Letters of Blood and Other English Works, by the late, great Swedish poet and critic Göran Printz-Påhlson is just about to hit the presses, and you can now pre-order the book at the publisher's website.
Printz-Påhlson is not as well known in the English-speaking world as one might expect, given the scope of his achievement and his distinguished career at Harvard and Cambridge. But he will, according to the English newspaper the Independent, "...go down in history as the author of some classic poems… and one of Sweden's most learned, innovative and sharp-witted literary critics.” He was a prodigy, introducing a generation of Swedish writers to European modernism in his early study The Sun in the Mirror, and was one of the founders of the Lund school of poetry, a movement based in the ancient university town of Lund in the very southern tip of Sweden.
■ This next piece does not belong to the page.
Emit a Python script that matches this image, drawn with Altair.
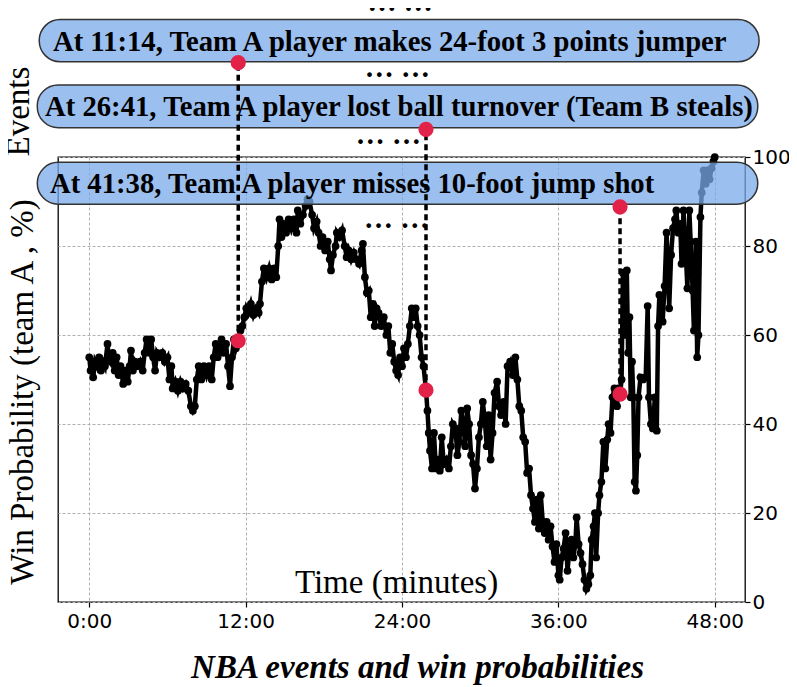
import altair as alt
import pandas as pd

# ---------------- data ----------------
times = [0.0,0.1,0.2,0.3,0.45,0.6,0.75,0.9,1.05,1.2,1.4,1.5,1.65,1.8,1.95,2.1,2.25,2.4,2.6,2.8,2.95,3.1,3.2,3.35,3.5,3.7,3.9,4.1,4.25,4.4,4.6,4.75,4.9,5.05,5.2,5.4,5.6,5.8,6.0,6.15,6.3,6.4,6.6,6.8,7.0,7.2,7.4,7.6,7.8,7.95,8.1,8.25,8.4,8.6,8.8,9.0,9.2,9.4,9.55,9.7,9.85,10.0,10.15,10.3,10.5,10.65,10.8,10.95,11.1,11.25,11.43,
         11.6,11.75,11.9,12.05,12.2,12.4,12.6,12.8,13.0,13.1,13.25,13.4,13.6,13.8,14.0,14.2,14.35,14.5,14.6,14.75,14.9,15.1,15.3,15.5,15.7,15.9,16.0,16.2,16.4,16.6,16.75,16.9,17.1,17.25,17.45,17.6,17.75,17.9,18.1,18.3,18.45,18.55,18.7,18.9,19.0,19.2,19.4,19.6,19.75,19.9,20.1,20.3,20.5,20.7,20.9,21.0,21.15,21.3,21.45,21.6,21.75,21.9,22.05,22.2,22.4,22.6,22.8,22.95,23.1,23.25,23.4,23.55,23.7,23.85,24.0,24.15,24.3,24.45,24.6,24.75,24.9,25.05,25.2,25.35,25.5,25.65,25.84,
         25.95,26.05,26.15,26.3,26.45,26.6,26.75,26.9,27.05,27.2,27.4,27.6,27.75,27.9,28.1,28.25,28.4,28.55,28.7,28.85,29.0,29.15,29.3,29.45,29.6,29.75,29.9,30.05,30.2,30.35,30.5,30.65,30.8,30.95,31.1,31.3,31.45,31.6,31.8,31.95,32.1,32.3,32.5,32.7,32.85,33.0,33.15,33.3,33.45,33.6,33.75,33.9,34.05,34.2,34.35,34.5,34.65,34.8,34.95,35.1,35.25,35.4,35.55,35.7,35.85,36.0,36.1,36.25,36.4,36.55,36.7,36.85,37.0,37.15,37.3,37.4,37.55,37.7,37.85,38.0,38.15,38.3,38.45,38.55,38.7,38.8,38.9,39.05,39.15,39.3,39.45,39.6,39.75,39.85,40.0,40.15,40.3,40.5,40.6,40.73,
         40.85,40.95,41.05,41.15,41.25,41.35,41.45,41.55,41.65,41.75,41.85,41.95,42.05,42.15,42.3,42.5,42.7,42.85,42.95,43.1,43.25,43.4,43.55,43.65,43.75,43.9,44.0,44.15,44.3,44.4,44.5,44.65,44.8,44.95,45.05,45.2,45.35,45.45,45.6,45.75,45.9,46.05,46.15,46.3,46.4,46.55,46.65,46.75,46.9,47.0,47.15,47.3,47.45,47.6,47.75,47.9,48.0]
probs = [55,52,54,50.5,54,53,55,52,54,53,58,55,54,56,52,55,51,53,49,52,49.5,53,56.5,52,54,53,54,52,56,59,56,59,55,52,56,55,56,54,55,50,53,48,49.5,47.5,49.5,48,49,47.5,44,43,44,50,53,50,53,51,53,50,55,58,55,57,59,56,58,53,48.5,55,59,57,58.7,
         61,62,64,66,65,67,64.5,66,65,67,72,75,73,75,72.5,75,73,80,86,82,85,83,86,84,86,83,88,85,87,89,90.5,90,87,84,85.5,83,80,82,79,81,77,74.5,78,80,83,82,83.5,80,77.5,79,77,78.5,77,76,79,80.5,73,69.5,70,64,67,62,66,65,62,64,60,62,56,58,54,52,51,55,53,57,55,58,62,66,64,66,62,60,55,53,47.6,
         43,38,34,30,38,30,32,29.5,37,31,32,30,35,40,39,33,36,43,40,35,43.5,40,33,31,25.5,30,37,40,45,41,35,42,32,38,47,49.5,44,42,45,40,53,54,51,55,50,44,43,37,36,29,30,24,21,18,23,16.5,24,18,15.5,18,14,17,12.5,9,13,6,5,10,12,15.5,7,12,14,10,13,19,13,11,8.5,5,3,4,6,14,17,20,10,20,24,27,36,30,36.5,40,38,46,48,44,48,46.7,
         50,74,68,60,74.5,56,64,46,54,46,27,25,33,46,50.5,50,50.5,66.5,46,40,39,46,38.5,62,69,66,63,71,83,76,66,78,84,86,88,83,85,76,88,80,70.5,88,81,70,61,81,55,60,86.5,92,97,94,97,95,97.5,99,100]

event_times = [11.43, 25.84, 40.73]
event_probs = [58.7, 47.6, 46.7]
event_tops = [121.2, 106.2, 88.8]
event_texts = [
    "At 11:14, Team A player makes 24-foot 3 points jumper",
    "At 26:41, Team A player lost ball turnover (Team B steals)",
    "At 41:38, Team A player misses 10-foot jump shot",
]
box_left = [-3.84, -3.99, -3.99]
box_right = [51.4, 51.3, 51.3]
box_top = [130.9, 116.2, 98.8]
box_bottom = [121.4, 106.6, 89.4]
text_x = [-2.79, -3.40, -3.02]
text_y = [123.9, 109.2, 92.0]

ellipsis_x = [23.85, 23.65, 22.96, 23.58]
ellipsis_y = [132.8, 118.0, 102.9, 84.0]

x_ticks = [0, 12, 24, 36, 48]
y_ticks = [0, 20, 40, 60, 80, 100]

SERIF = "Times New Roman, Liberation Serif, serif"

# ---------------- frames ----------------
df = pd.DataFrame({"t": times, "p": probs})
ev = pd.DataFrame({"t": event_times, "p": event_probs, "top": event_tops})
dots = pd.DataFrame({"t": event_times + event_times, "p": event_probs + event_tops})
boxes = pd.DataFrame({"x0": box_left, "x1": box_right, "y0": box_bottom, "y1": box_top,
                      "tx": text_x, "ty": text_y, "label": event_texts})
ell = pd.DataFrame({"x": ellipsis_x, "y": ellipsis_y, "label": ["\u2026 \u2026"] * 4})

xs = alt.Scale(domain=[-2.40, 50.32], nice=False, zero=False)
ys = alt.Scale(domain=[0, 100], nice=False, zero=False)

x_axis = alt.Axis(
    values=x_ticks, labelExpr="datum.value + ':00'", title=None, domain=False,
    grid=True, gridDash=[3, 2], gridColor="#b0b0b0", gridWidth=1,
    tickColor="black", tickSize=5, tickWidth=1.2, labelPadding=4,
    labelFont="DejaVu Sans", labelFontSize=20, labelColor="black")
y_axis = alt.Axis(
    orient="right", values=y_ticks, title=None, domain=False,
    grid=True, gridDash=[3, 2], gridColor="#b0b0b0", gridWidth=1,
    tickColor="black", tickSize=5, tickWidth=1.2, labelPadding=2,
    labelFont="DejaVu Sans", labelFontSize=20, labelColor="black")


def X(f):
    return alt.X(f, scale=xs, axis=x_axis, title=None)


def Y(f):
    return alt.Y(f, scale=ys, axis=y_axis, title=None)


line = alt.Chart(df).mark_line(
    color="black", strokeWidth=4.5,
    point=alt.OverlayMarkDef(filled=True, color="black", size=60, opacity=1),
).encode(x=X("t:Q"), y=Y("p:Q"))

box = alt.Chart(boxes).mark_rect(
    cornerRadius=21, fill="#7AA9EA", fillOpacity=0.75, stroke="#333333", strokeWidth=1.5,
).encode(x=X("x0:Q"), x2="x1:Q", y=Y("y0:Q"), y2="y1:Q")

box_text = alt.Chart(boxes).mark_text(
    align="left", baseline="alphabetic", font=SERIF, fontWeight="bold", fontSize=28.7, color="black",
).encode(x=X("tx:Q"), y=Y("ty:Q"), text="label:N")

rules = alt.Chart(ev).mark_rule(color="black", strokeWidth=3.5, strokeDash=[6, 4]).encode(
    x=X("t:Q"), y=Y("p:Q"), y2="top:Q")

red = alt.Chart(dots).mark_circle(color="#E32249", size=230, opacity=1).encode(
    x=X("t:Q"), y=Y("p:Q"))

ellipses = alt.Chart(ell).mark_text(
    align="center", baseline="alphabetic", font=SERIF, fontWeight="bold", fontSize=29, color="black",
).encode(x=X("x:Q"), y=Y("y:Q"), text="label:N")


def label(txt, x, y, angle=0, size=33, weight="normal", style="normal"):
    d = pd.DataFrame({"x": [x], "y": [y], "label": [txt]})
    return alt.Chart(d).mark_text(
        align="center", baseline="alphabetic", angle=angle, font=SERIF,
        fontSize=size, fontWeight=weight, fontStyle=style, color="black",
    ).encode(x=X("x:Q"), y=Y("y:Q"), text="label:N")


ylab = label("Win Probability (team A , %)", -4.32, 47.2, angle=270)
evlab = label("Events", -4.6, 110.2, angle=270)
xlab = label("Time (minutes)", 23.58, 2.02)
title = label("NBA events and win probabilities", 25.19, -17.08, weight="bold", style="italic")

chart = alt.layer(
    line, box, box_text, rules, red, ellipses, ylab, evlab, xlab, title
).properties(
    width=687, height=445,
    autosize=alt.AutoSizeParams(type="none"),
    padding={"left": 50, "top": 149, "right": 44, "bottom": 85},
).configure_view(stroke="black", strokeWidth=1.3)

chart.save("out.html", embed_options={"renderer": "svg", "actions": False})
He was a scholar of enormous range, and the current volume includes a series of important lectures, "The Words of the Tribe," on the nature of poetic language (he treats linguistic primitivism, linguistic reductionism, the materiality of language, and the political elements of diction in detail). He was also a prolific translator, and managed to put the works of John Ashbery into Swedish, a task for which he had exactly the right sensibility: erudite, attuned to pop-culture, musical, and wry. You can learn more about him here, in the Guardian.
Here's the publisher's statement about the book:
This collection brings together for the first time works in English by the major Swedish modernist poet and critic Göran Printz-Påhlson. It was Printz-Påhlson who introduced poetic modernism to Scandinavia, and his essays and poems delve deeply into English, American, and continental modernist traditions.
As well as Letters of Blood, the collection includes the full text of "The Words of the Tribe", a major statement on modern poetics, in which Printz-Påhlson explores the significance of primitivism in Romanticism and Modernism, and the nature of metaphor and literary materialism. The collection also includes essays on style, irony, realism, and the relationship between historical drama and historical fiction, as well as studies of American poetry. Printz-Påhlson’s poetry in English continues to explore these themes by different, often surprisingly innovative, means.
It was an honor to meet the man a few years before his death, and a privilege edit this book of his works in English. I hope it will bring Printz-Påhlson's poetry and critical writing to an Anglo-American audience, for whom his concerns are startlingly relevant.